Tiffin also refers to, as in this case, a type of cake.
At this point, I must issue a warning – Tiffin will seriously affect any weight-loss programme, and may be addictive.
10 Bars of Cadbury’s Chocolate Crunchie
400g Milk Chocolate
200g Dark Chocolate
4½ tbsp Golden syrup
300g Biscuits – (Rich Tea or Digestive, or both. I used both, or any plain biscuits. Real chocoholics may want to use chocolate flavoured biscuits) (US – Cookies).
75g Cocoa Rice Crispies breakfast cereal
1 Piece of stem ginger
2 sloshes of Cognac, optional (or can be substituted with whisky, rum, cointreau etc, depending on your own preference).
Chop 9 Crunchie bars into small pieces.
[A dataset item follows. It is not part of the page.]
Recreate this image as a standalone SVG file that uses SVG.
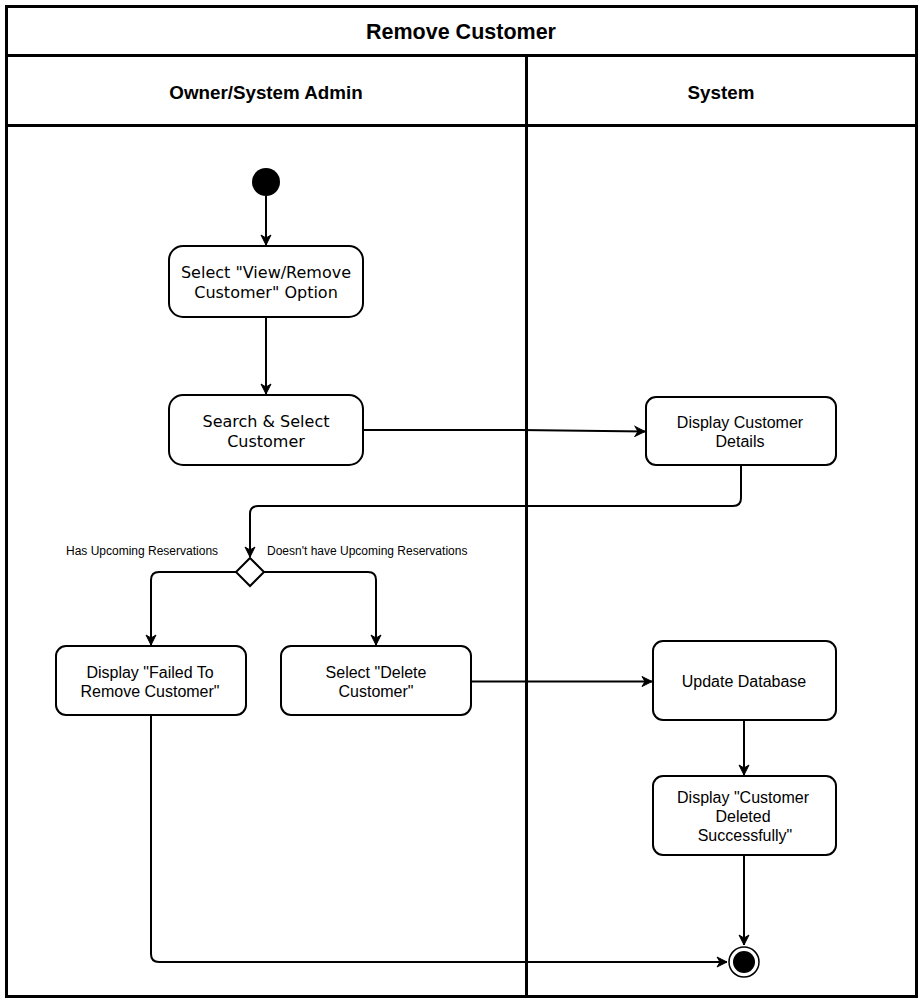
<svg xmlns="http://www.w3.org/2000/svg" width="923" height="1003" viewBox="0 0 923 1003">
  <defs>
    <marker id="arrow" viewBox="0 0 12 12" refX="11" refY="6" markerWidth="12" markerHeight="12" markerUnits="userSpaceOnUse" orient="auto">
      <path d="M1,1 L11,6 L1,11 L4,6 Z" fill="#000" stroke="#000" stroke-width="1" stroke-linejoin="miter"/>
    </marker>
  </defs>
  <style>
    .frame { fill: #fff; stroke: #000; stroke-width: 3; }
    .lane { fill: none; stroke: #000; stroke-width: 3; }
    .act { fill: #fff; stroke: #000; stroke-width: 2; }
    .edge { fill: none; stroke: #000; stroke-width: 2; stroke-linejoin: round; }
    .title { font-family: "Liberation Sans", Arial, sans-serif; font-weight: bold; font-size: 21.5px; text-anchor: middle; }
    .head { font-family: "Liberation Sans", Arial, sans-serif; font-weight: bold; font-size: 18.8px; text-anchor: middle; }
    .t { font-family: "Liberation Sans", Arial, sans-serif; font-size: 16px; text-anchor: middle; }
    .tv { font-family: "DejaVu Sans", Verdana, sans-serif; font-size: 16px; text-anchor: middle; }
    .lbl { font-family: "Liberation Sans", Arial, sans-serif; font-size: 12px; }
  </style>

  <rect x="0" y="0" width="923" height="1003" fill="#fff"/>

  <!-- pool and swimlanes -->
  <g id="pool">
    <rect class="frame" x="6.5" y="6.5" width="910" height="990"/>
    <line class="lane" x1="6.5" y1="55.5" x2="916.5" y2="55.5"/>
    <line class="lane" x1="6.5" y1="125.5" x2="916.5" y2="125.5"/>
    <line class="lane" x1="526.5" y1="55.5" x2="526.5" y2="996.5"/>
    <text class="title" x="461" y="38.5">Remove Customer</text>
    <text class="head" x="266" y="99">Owner/System Admin</text>
    <text class="head" x="721" y="99">System</text>
  </g>

  <!-- connectors -->
  <g id="connectors">
    <path class="edge" d="M266,196 L266,245" marker-end="url(#arrow)"/>
    <path class="edge" d="M266,317 L266,394" marker-end="url(#arrow)"/>
    <path class="edge" d="M363,430 L520,430 L645,431.5" marker-end="url(#arrow)"/>
    <path class="edge" d="M741,465 L741,498 Q741,506 733,506 L258,506 Q250,506 250,514 L250,557" marker-end="url(#arrow)"/>
    <path class="edge" d="M236,572 L159,572 Q151,572 151,580 L151,645" marker-end="url(#arrow)"/>
    <path class="edge" d="M264,572 L368,572 Q376,572 376,580 L376,645" marker-end="url(#arrow)"/>
    <path class="edge" d="M471,681.5 L652,681.5" marker-end="url(#arrow)"/>
    <path class="edge" d="M744,720 L744,775" marker-end="url(#arrow)"/>
    <path class="edge" d="M744,855 L744,945" marker-end="url(#arrow)"/>
    <path class="edge" d="M151,715 L151,954 Q151,962 159,962 L727,962" marker-end="url(#arrow)"/>
    <text class="lbl" x="66" y="555">Has Upcoming Reservations</text>
    <text class="lbl" x="267" y="555">Doesn't have Upcoming Reservations</text>
  </g>

  <g id="start">
    <circle cx="266" cy="182" r="14" fill="#000"/>
  </g>

  <g id="select-view-remove">
    <rect class="act" x="169" y="246" width="194" height="71" rx="14"/>
    <text class="tv" x="266" y="278">Select "View/Remove</text>
    <text class="tv" x="266" y="298">Customer" Option</text>
  </g>

  <g id="search-select">
    <rect class="act" x="169" y="395" width="194" height="70" rx="14"/>
    <text class="tv" x="266" y="427">Search &amp; Select</text>
    <text class="tv" x="266" y="447">Customer</text>
  </g>

  <g id="display-details">
    <rect class="act" x="646" y="397" width="190" height="68" rx="10"/>
    <text class="t" x="740" y="428">Display Customer</text>
    <text class="t" x="740" y="447">Details</text>
  </g>

  <g id="decision">
    <path class="act" d="M250,558 L264,572 L250,586 L236,572 Z"/>
  </g>

  <g id="display-failed">
    <rect class="act" x="56" y="646" width="190" height="69" rx="10"/>
    <text class="t" x="150" y="678">Display "Failed To</text>
    <text class="t" x="150" y="697">Remove Customer"</text>
  </g>

  <g id="select-delete">
    <rect class="act" x="281" y="646" width="190" height="69" rx="10"/>
    <text class="t" x="376" y="678">Select "Delete</text>
    <text class="t" x="376" y="697">Customer"</text>
  </g>

  <g id="update-database">
    <rect class="act" x="653" y="641" width="183" height="79" rx="10"/>
    <text class="t" x="744" y="687">Update Database</text>
  </g>

  <g id="display-deleted">
    <rect class="act" x="653" y="776" width="183" height="79" rx="10"/>
    <text class="t" x="743" y="803">Display "Customer</text>
    <text class="t" x="743" y="822">Deleted</text>
    <text class="t" x="745" y="841">Successfully"</text>
  </g>

  <g id="end">
    <circle cx="744" cy="962" r="15" fill="#fff" stroke="#000" stroke-width="1.5"/>
    <circle cx="744" cy="962" r="11" fill="#000"/>
  </g>
</svg>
Eat the remaining bar (you are probably going to do it anyway so you may as well allow for it).
Crush the biscuits and Cocoa Rice Crispies. This is best done by placing in a polythene bag as it reduces the mess, and use a rolling pin. The pieces should be quite small, without reducing it all to crumbs: too large and the finished slab will break up when cut.
Melt two thirds of the chocolate (milk and dark) together with the butter and golden syrup; the best way to do this to avoid over-heating the chocolate is to place in the microwave on defrost. Use a bowl large enough to take the remaining ingredients.
Add Cognac (the raisins may be left to soak in the Cognac overnight), crushed biscuits and crispies, raisins and chopped stem ginger, and mix well in so they are thoroughly coated. Pour into a lined swiss roll tin and press down well.
Melt the remaining chocolate, either over boiling water, or again in the microwave on defrost. Do not allow it to boil. Pour it over the mixture and spread evenly (tapping the tin may help to level the chocolate). Place in the fridge to set for about 1 hour, and then cut into pieces. Unless you are of the death-by-chocolate ilk, cut into petit-four size pieces as the Tiffin is very rich. If you can resist eating, return the Tiffin to the fridge to set hard.
Invite friends round for “Tea and Tiffin” and enjoy!
Tiffin is basically a mixture of chocolate, butter and golden syrup which holds together crushed biscuits and dried fruits; as long as the ratio of the mix of these ingredients is maintained, the variations that can be made are limited only by your imagination. For example, the crunchie bars may be substituted with maltesers, or, after Christmas with left-over fruit cake; the raisins with dried apricots, cranberries, chopped glace cherries, or more exotic dried fruits such as pineapple and mango. Chopped nuts may also be added, and for a colour variation, white chocolate could be used.
Why not put the Tiffin in petit-four cases and place in a nice china mug or an antique cup and saucer, then wrap with cellophane and finish off with a seasonal ribbon. What could be nicer than a thoughtful homemade gift, especially when it contains chocolate?